Records with drawing code
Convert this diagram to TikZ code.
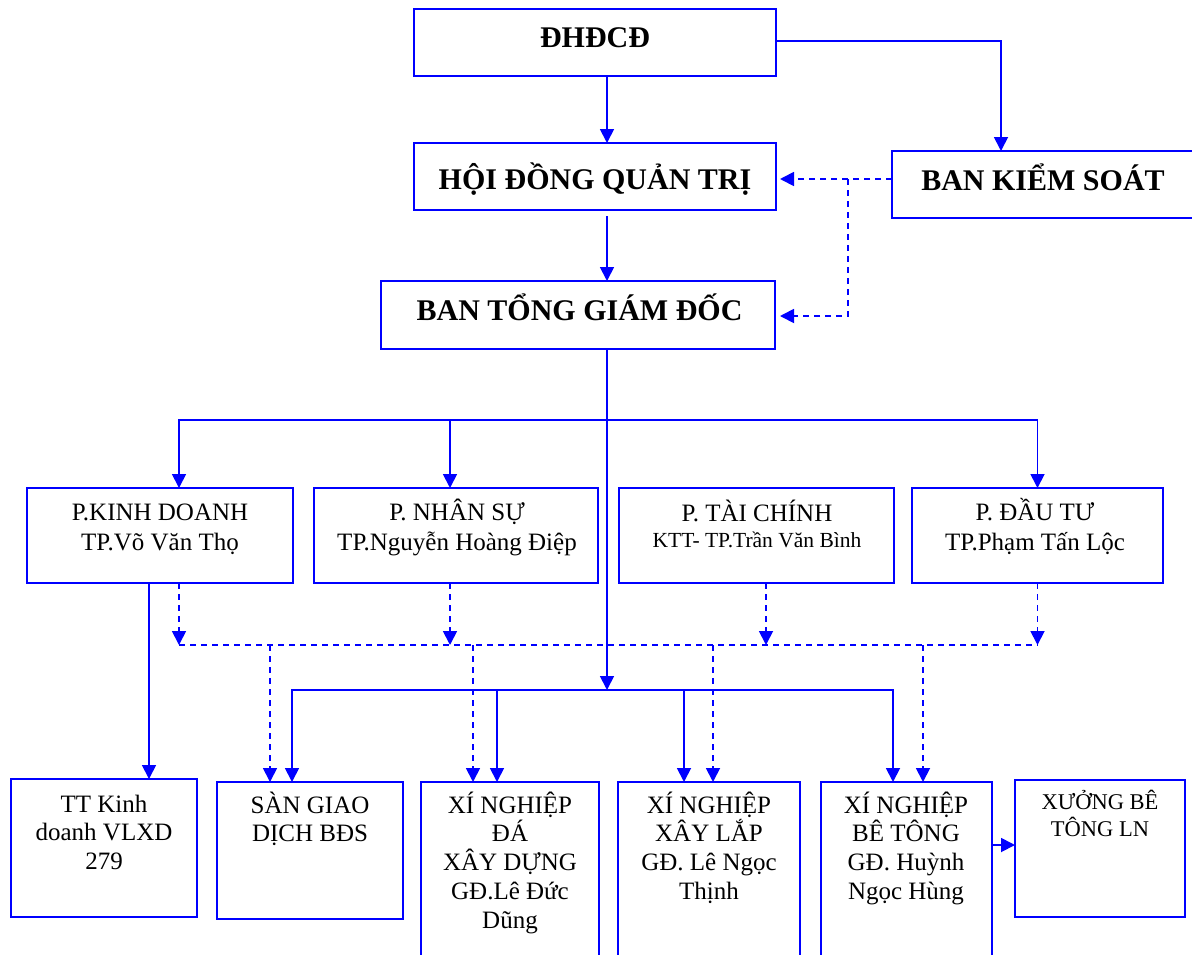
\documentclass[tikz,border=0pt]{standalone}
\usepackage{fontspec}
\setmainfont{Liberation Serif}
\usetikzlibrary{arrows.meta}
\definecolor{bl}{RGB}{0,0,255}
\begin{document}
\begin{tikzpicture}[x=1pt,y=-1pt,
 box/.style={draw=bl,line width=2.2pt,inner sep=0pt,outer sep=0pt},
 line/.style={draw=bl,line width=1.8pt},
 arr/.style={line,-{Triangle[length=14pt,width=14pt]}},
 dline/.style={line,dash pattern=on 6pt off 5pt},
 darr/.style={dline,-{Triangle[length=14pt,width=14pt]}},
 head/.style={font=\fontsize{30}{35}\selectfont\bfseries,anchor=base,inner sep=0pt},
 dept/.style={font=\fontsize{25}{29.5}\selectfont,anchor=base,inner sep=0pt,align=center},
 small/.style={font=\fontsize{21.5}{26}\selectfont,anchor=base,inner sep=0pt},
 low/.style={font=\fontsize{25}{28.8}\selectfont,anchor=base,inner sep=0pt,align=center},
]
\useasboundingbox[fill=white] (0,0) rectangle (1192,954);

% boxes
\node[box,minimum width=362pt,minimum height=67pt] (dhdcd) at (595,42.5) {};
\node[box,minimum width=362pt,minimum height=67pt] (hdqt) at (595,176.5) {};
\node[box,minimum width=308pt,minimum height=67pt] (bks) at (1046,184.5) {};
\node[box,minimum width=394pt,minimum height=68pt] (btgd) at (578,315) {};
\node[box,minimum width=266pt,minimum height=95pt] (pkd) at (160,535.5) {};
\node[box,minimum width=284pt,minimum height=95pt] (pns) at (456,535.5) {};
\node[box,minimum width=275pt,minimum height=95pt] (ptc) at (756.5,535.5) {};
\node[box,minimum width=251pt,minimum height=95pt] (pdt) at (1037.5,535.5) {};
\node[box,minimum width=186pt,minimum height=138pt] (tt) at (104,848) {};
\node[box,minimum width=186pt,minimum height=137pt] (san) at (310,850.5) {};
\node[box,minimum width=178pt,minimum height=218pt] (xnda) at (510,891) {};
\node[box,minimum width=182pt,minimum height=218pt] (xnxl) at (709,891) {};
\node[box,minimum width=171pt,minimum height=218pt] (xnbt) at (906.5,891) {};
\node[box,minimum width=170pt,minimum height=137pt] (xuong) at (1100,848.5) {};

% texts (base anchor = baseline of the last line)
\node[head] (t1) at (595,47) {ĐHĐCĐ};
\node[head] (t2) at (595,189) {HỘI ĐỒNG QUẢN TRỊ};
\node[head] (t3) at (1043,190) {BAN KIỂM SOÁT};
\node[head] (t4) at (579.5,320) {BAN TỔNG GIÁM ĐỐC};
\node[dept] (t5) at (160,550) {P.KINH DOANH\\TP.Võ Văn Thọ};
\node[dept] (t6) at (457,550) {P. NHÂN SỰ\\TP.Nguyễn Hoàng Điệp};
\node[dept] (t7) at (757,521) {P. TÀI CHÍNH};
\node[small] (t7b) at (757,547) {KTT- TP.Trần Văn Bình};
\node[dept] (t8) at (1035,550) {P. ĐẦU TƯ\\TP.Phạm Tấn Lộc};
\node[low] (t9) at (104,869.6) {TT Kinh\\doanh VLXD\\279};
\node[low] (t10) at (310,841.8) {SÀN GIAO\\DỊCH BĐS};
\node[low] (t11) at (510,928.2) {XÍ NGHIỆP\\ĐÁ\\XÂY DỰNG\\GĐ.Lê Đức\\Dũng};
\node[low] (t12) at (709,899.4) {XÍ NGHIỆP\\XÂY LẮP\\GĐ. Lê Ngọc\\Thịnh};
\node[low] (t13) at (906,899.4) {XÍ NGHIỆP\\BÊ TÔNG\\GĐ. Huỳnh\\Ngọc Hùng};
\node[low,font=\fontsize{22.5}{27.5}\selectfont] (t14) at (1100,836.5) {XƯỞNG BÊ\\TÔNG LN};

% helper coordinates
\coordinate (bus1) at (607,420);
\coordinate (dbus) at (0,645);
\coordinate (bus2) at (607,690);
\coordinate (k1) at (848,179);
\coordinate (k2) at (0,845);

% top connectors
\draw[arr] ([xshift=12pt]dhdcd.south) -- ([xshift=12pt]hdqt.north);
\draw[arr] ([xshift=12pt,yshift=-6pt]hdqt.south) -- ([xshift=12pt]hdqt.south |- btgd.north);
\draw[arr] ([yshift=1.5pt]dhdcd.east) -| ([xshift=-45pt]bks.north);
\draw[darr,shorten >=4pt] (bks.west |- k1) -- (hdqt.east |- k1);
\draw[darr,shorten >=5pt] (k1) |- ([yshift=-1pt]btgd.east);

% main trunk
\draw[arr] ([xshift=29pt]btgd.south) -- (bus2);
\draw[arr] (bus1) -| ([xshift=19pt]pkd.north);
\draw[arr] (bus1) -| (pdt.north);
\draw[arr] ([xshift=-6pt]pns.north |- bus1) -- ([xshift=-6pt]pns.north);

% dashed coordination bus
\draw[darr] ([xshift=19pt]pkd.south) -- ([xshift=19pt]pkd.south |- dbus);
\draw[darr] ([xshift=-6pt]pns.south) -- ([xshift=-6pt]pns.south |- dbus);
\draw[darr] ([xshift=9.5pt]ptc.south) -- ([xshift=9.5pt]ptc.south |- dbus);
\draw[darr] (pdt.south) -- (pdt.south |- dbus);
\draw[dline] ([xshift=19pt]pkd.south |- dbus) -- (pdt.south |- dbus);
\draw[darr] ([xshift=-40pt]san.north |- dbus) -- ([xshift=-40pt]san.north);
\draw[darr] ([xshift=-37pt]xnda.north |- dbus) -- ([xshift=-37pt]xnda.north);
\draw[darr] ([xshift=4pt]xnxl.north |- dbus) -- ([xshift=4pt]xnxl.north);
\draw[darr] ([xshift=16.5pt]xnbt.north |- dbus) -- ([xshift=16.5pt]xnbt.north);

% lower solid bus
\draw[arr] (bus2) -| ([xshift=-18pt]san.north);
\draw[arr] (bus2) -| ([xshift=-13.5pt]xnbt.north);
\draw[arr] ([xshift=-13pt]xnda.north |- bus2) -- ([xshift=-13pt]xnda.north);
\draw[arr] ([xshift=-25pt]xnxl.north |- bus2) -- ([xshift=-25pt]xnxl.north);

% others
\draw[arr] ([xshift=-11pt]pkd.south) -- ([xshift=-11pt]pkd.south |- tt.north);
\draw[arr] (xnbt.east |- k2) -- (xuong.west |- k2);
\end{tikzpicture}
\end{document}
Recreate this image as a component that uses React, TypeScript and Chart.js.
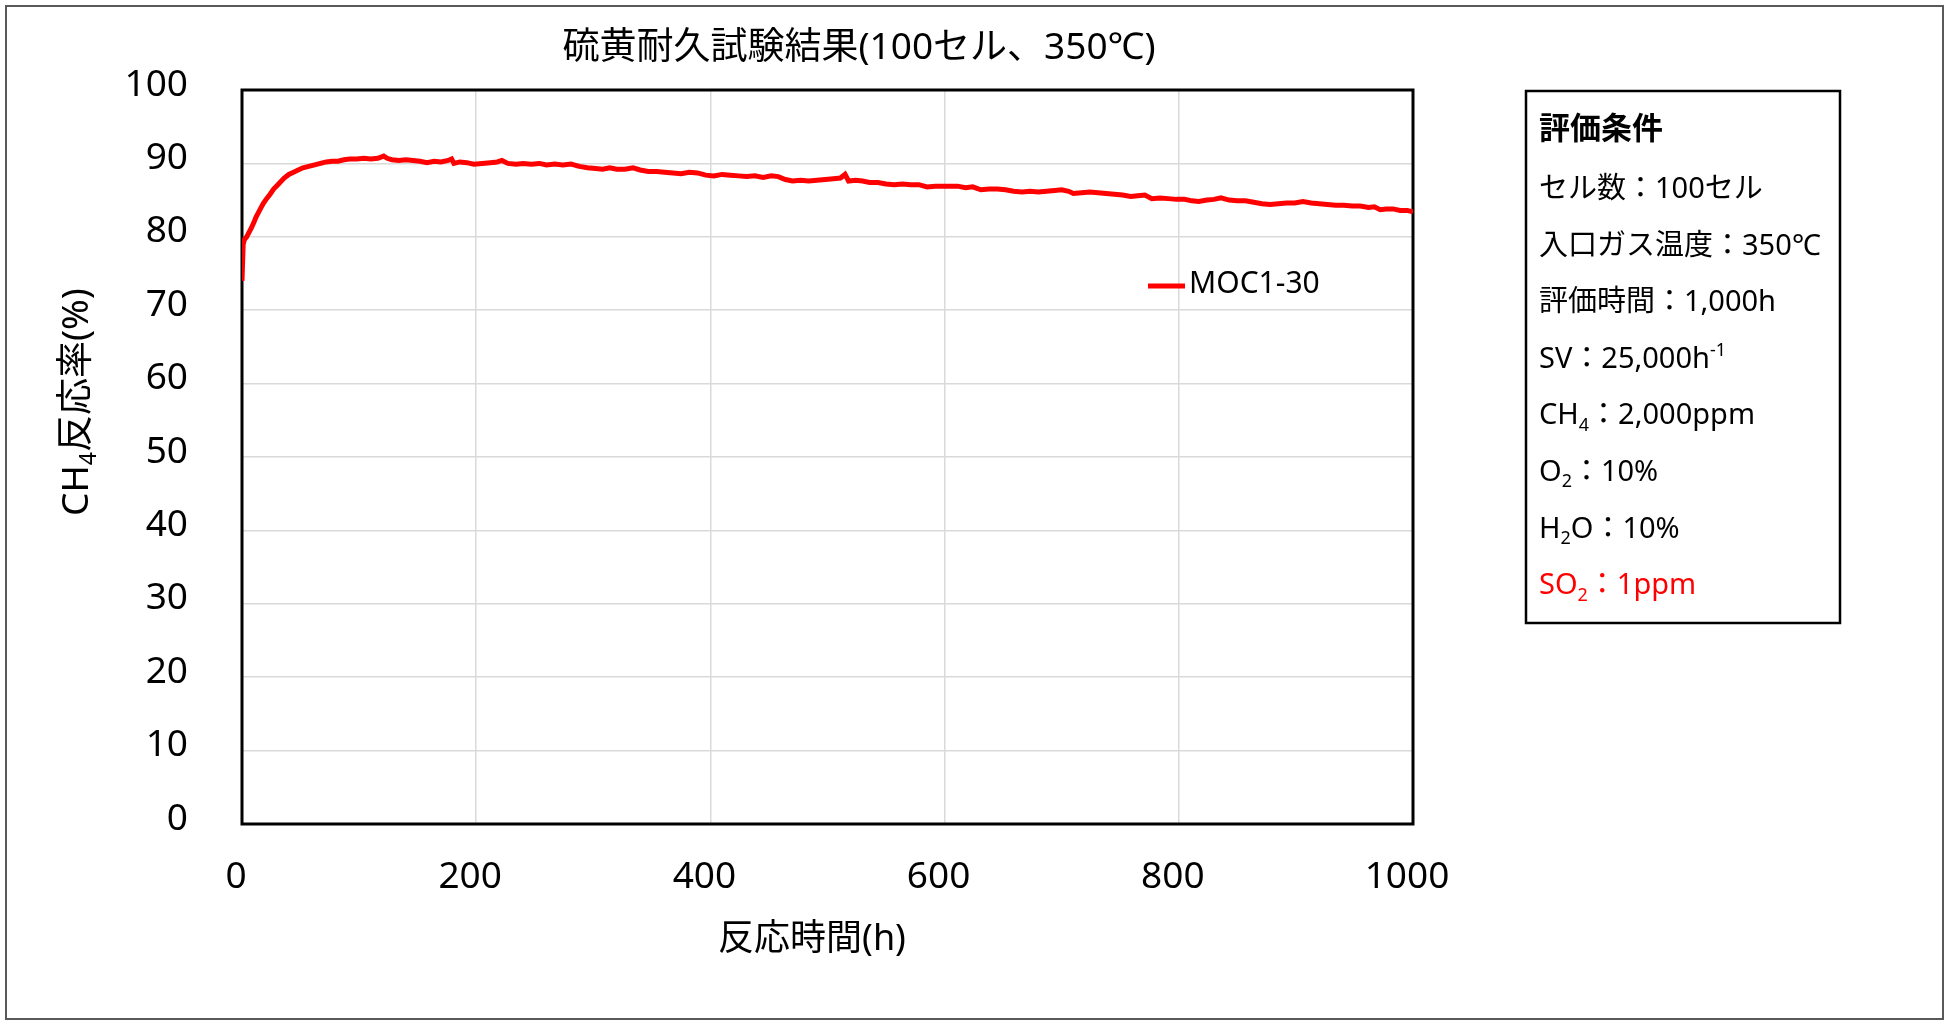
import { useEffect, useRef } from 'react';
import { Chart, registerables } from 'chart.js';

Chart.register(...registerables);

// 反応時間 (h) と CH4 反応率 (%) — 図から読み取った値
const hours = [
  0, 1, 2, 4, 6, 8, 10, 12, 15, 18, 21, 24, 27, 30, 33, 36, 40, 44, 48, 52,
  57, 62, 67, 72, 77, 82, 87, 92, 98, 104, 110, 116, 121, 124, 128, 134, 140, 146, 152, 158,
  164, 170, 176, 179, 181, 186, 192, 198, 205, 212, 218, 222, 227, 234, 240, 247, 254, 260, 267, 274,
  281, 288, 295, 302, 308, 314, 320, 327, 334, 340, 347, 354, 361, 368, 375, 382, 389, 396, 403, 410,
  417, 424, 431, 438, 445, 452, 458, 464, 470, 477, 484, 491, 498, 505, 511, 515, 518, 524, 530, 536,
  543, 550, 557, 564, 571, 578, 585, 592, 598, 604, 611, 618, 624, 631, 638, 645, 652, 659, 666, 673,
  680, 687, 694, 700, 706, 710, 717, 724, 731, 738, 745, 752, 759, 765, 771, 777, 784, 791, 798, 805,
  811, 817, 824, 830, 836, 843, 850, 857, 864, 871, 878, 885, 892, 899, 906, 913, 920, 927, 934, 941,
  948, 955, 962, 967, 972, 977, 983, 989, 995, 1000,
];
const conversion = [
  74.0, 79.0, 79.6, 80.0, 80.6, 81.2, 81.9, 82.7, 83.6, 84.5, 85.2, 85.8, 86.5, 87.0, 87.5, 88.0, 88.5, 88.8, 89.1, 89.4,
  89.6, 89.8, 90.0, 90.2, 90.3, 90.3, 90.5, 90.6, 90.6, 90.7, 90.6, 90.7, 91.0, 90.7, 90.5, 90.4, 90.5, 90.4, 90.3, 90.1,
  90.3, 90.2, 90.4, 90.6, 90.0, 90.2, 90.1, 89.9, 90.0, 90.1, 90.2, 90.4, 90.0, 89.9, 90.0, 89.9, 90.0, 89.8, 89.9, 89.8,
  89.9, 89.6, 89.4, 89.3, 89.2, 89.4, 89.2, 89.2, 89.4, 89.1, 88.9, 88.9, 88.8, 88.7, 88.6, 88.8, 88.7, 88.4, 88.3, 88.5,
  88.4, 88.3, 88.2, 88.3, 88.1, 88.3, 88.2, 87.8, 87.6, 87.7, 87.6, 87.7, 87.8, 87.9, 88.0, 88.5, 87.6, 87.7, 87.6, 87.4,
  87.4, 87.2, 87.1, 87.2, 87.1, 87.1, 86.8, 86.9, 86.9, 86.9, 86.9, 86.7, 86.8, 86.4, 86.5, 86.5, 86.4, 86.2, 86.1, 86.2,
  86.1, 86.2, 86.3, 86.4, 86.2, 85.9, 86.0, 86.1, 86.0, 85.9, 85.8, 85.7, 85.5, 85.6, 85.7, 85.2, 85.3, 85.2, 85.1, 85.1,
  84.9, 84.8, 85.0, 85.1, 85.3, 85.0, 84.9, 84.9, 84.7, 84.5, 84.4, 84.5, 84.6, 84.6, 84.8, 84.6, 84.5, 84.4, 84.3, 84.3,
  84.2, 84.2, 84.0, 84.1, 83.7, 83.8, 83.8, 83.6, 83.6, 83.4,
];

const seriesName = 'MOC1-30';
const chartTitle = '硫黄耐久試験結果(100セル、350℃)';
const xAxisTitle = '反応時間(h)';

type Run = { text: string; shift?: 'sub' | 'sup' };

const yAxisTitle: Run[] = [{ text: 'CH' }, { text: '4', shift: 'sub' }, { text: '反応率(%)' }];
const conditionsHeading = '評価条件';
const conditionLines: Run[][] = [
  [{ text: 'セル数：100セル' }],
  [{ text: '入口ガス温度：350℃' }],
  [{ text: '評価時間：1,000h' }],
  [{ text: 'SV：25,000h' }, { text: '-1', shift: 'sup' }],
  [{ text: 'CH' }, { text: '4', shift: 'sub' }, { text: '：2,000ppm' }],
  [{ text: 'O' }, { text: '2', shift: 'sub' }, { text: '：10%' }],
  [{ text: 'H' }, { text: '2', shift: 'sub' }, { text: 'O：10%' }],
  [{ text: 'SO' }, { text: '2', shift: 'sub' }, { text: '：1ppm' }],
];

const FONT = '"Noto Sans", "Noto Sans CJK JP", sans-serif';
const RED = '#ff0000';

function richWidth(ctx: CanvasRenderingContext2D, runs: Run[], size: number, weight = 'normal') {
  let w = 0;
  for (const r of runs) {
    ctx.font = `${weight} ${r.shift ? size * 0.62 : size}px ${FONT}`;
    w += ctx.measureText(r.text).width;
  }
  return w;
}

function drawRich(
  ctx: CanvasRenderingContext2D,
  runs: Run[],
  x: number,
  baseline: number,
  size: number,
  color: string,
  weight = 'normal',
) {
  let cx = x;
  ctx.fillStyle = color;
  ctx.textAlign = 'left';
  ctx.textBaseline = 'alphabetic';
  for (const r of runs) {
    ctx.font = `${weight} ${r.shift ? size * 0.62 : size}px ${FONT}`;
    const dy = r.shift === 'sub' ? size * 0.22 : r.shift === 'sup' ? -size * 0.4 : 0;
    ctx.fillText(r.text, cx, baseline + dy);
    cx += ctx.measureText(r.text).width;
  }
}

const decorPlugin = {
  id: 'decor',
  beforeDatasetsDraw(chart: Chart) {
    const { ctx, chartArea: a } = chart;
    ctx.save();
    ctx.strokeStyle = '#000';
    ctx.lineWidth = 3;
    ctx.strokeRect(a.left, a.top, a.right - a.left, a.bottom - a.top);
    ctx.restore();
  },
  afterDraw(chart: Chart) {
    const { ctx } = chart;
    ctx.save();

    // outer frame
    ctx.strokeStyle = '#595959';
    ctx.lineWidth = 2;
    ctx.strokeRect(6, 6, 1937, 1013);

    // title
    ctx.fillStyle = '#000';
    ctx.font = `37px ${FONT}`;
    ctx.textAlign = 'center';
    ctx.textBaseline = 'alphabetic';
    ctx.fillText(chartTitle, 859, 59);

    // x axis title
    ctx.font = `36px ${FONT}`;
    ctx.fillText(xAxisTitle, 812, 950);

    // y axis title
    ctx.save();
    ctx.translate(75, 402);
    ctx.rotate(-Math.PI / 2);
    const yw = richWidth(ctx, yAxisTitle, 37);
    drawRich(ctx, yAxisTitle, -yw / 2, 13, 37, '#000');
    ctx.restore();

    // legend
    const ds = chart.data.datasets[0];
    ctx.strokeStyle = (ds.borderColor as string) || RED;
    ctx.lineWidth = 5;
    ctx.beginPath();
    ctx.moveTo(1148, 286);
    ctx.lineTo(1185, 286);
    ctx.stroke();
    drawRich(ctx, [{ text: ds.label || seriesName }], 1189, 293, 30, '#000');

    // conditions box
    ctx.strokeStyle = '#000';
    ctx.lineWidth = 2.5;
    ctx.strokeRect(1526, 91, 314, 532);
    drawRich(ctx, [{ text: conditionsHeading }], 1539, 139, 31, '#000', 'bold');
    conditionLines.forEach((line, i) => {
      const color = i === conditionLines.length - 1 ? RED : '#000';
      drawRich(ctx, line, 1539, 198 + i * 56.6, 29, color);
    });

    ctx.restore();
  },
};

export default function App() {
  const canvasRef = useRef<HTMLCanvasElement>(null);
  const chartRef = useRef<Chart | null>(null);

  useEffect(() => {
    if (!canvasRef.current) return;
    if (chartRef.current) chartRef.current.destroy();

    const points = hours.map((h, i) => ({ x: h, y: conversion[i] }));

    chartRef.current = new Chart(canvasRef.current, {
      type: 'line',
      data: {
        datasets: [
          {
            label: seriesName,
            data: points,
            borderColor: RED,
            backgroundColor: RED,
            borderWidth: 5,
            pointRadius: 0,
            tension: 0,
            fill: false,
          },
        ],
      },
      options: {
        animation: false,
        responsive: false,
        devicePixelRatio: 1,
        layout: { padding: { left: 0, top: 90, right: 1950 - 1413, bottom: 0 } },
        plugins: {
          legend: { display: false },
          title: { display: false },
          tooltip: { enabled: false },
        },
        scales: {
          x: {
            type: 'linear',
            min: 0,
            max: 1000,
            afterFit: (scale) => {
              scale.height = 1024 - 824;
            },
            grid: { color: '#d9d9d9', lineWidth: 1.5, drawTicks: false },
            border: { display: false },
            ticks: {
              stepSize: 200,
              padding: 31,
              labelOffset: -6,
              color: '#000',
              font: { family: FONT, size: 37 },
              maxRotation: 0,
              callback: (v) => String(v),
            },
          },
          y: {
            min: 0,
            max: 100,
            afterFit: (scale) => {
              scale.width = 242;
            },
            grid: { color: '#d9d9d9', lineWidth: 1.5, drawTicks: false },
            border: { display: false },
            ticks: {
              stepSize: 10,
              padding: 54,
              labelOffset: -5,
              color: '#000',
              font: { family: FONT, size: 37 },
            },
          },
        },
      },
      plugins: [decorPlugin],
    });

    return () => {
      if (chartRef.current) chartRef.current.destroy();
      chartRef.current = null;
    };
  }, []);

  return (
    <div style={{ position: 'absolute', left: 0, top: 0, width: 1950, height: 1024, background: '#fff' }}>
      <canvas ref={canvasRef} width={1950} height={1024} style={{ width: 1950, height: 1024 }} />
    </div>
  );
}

§ TASK STATEMENT: Extract exactly the lines running from the line containing "Recreate this image" to the line containing "Chart.register(...registerables);", with both end lines included and all pictures left out.

§ FINISHED TASK:
Recreate this image as a component that uses React, TypeScript and Chart.js.
import { useEffect, useRef } from 'react';
import { Chart, registerables } from 'chart.js';

Chart.register(...registerables);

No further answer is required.